La chute du mur en 1989, un des moments les plus importants de l’histoire des deux Allemagnes,  signifie pourtant aussi pour un grand nombre de gens une perte, la perte de leur propre identité. Personne ne le savait avant car il n’y avait jamais eu quelque chose de semblable auparavant.
 
Je me suis alors précipité vers cette nouvelle LIBERTÉ - liberté? Mais au juste, qu’est-ce que cela signifie? Faire ou ne pas faire ce que l’on veut et surtout où l’on veut? Mais à quel prix? Encore aujourd’hui, lorsque je suis en voyage, ce concept me revient à l’esprit et aussi le fait que j’ai dû en faire l’apprentissage.
 
Au début des années quatre-vingt-dix, j’ai délaissé non seulement ma caméra mais aussi cette fierté d’être un Allemand de l’Est; dans ce milieu, j’ai presque renié mes origines.

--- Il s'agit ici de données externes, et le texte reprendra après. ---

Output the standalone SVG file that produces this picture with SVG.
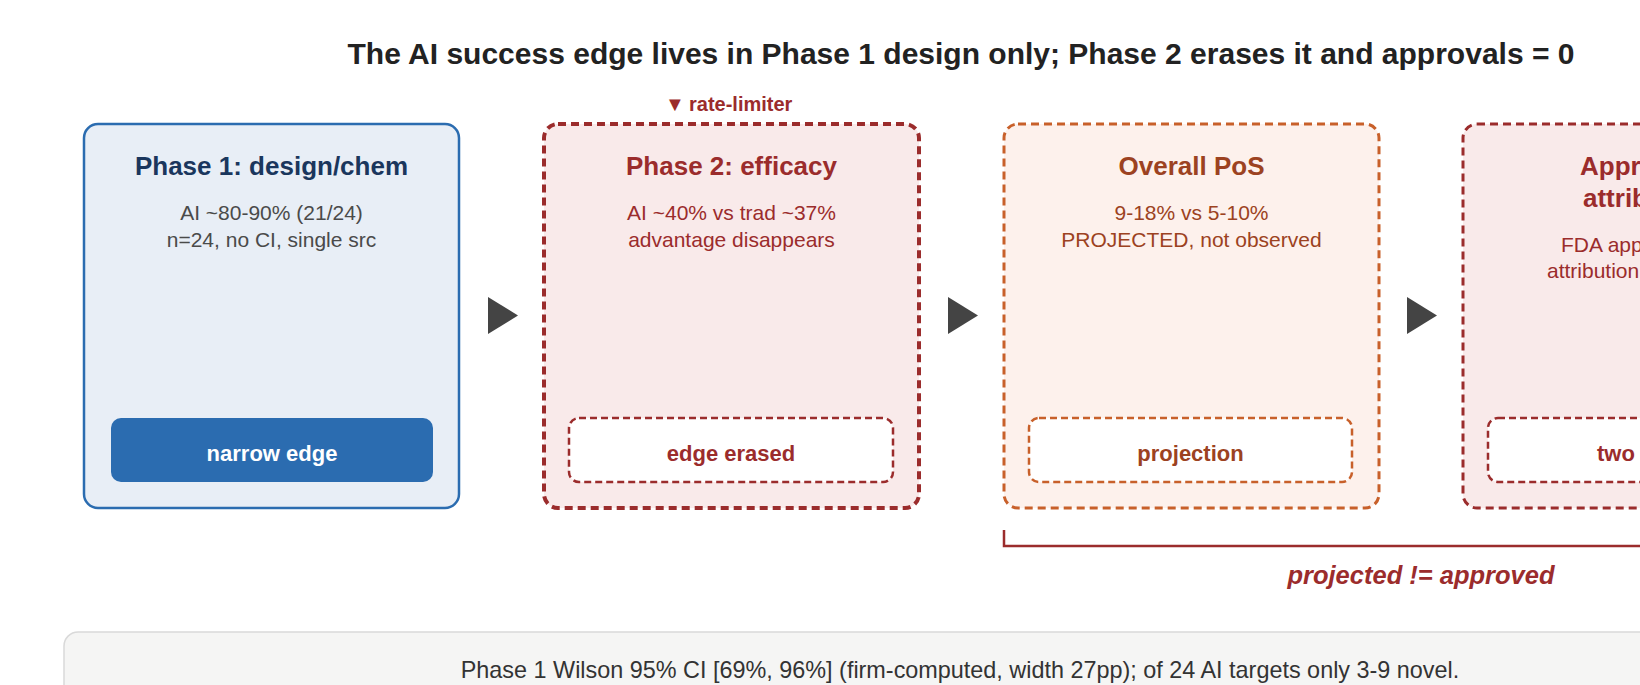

 Tout avait disparu, avait changé et j’avais moi aussi pour la première fois un problème d’identité. J’avais alors 27 ans et appartenais à une génération où tout était à nouveau possible. Ma caméra ne me manquait pas. Je tirai un trait sur cette période : j’avais eu sûrement besoin de ma caméra comme échappatoire à des désirs et à des aspirations inassouvies. DÉSORMAIS, tout était possible. Je découvrais le milieu berlinois des clubs et puis il me découvrit à son tour.
 
L’intérêt pour Berlin, pour son histoire ainsi que pour sa scène culturelle diversifiée et son univers des clubs reste intact depuis des années. Comment ressentez-vous cette éternelle hype berlinoise?
 
En 2014, inspiré par mon cheminement personnel, j’ai raconté dans mon autobiographie DIE NACHT IST LEBEN (La nuit est la vie) une histoire berlinoise. J’ai vécu 25 ans dans une ville coupée en deux et 25 autres après la chute du mur. Pour moi, Berlin reste mon pays, certes beaucoup de choses ont changé. Mais je reconnais cette ville et il m’arrive de regretter que des choses, des maisons, des lieux disparaissent à jamais. Je reconnais encore Berlin, mes coins préférés, des rues, des quartiers me sont familiers, seuls les figurants ne sont, bien sûr, tout simplement plus les mêmes en bien des endroits. NORMAL, non? et des lieux qui me sont étrangers maintenant, l’avaient peut-être déjà été avant. Quand je reviens de mes voyages, de lointaines cultures étrangères, de grandes métropoles et que je regarde par le hublot avant l’atterrissage à Berlin-Tegel, je pense : Comment ça! L’avion a sûrement été détourné sur Wuppertal - tout semble si petit, si tranquille. Alors un court instant, j’ai du mal à comprendre toute cette hype berlinoise. Et quand, dans mes FASHIONstores préférés de Berlin, plus aucun employé ne parle allemand, cela m’agace un bref instant. Mais ce ne sont finalement que des créneaux et c’est bien qu’ils existent.
 
Vous vous rendrez pour la première fois au Canada lors du finissage de votre exposition à Montréal. Qu’est-ce qui suscite particulièrement votre curiosité? 
 
Je ne suis pas le genre de personne qui part avec d’énormes attentes, je ne suis pas non plus de ceux qui, dans les semaines qui précèdent, potassent chez eux leur guide touristique. Je voyage toujours avec mes photos; ma concentration anticipe la présentation des photos. J’aimerais partout dans le monde captiver le visiteur de l’exposition et ceux qui assistent à l’entretien avec l’artiste. Je ne sais jamais d’avance combien de gens s’y intéresseront. Est-ce que quelqu’un viendra seulement?
 
Il n’empêche que j’ai eu, en bien des endroits, des rencontres tellement formidables. Et c’est naturellement à CELA que je m’attends aussi à Montréal. Le reste est toujours une aventure, se laisser entraîner dans le nouveau, l’étranger, ce sentiment fait de respect et de curiosité. Cela ressemble peut-être en partie à mon travail de photographe. On peut, on doit au préalable préparer, planifier, organiser tant de choses. 
Mais ce moment, lorsqu’on s’y voit confronté, ne cesse d’être excitant : une aventure : c’est ce que je souhaite pour ma visite de Montréal.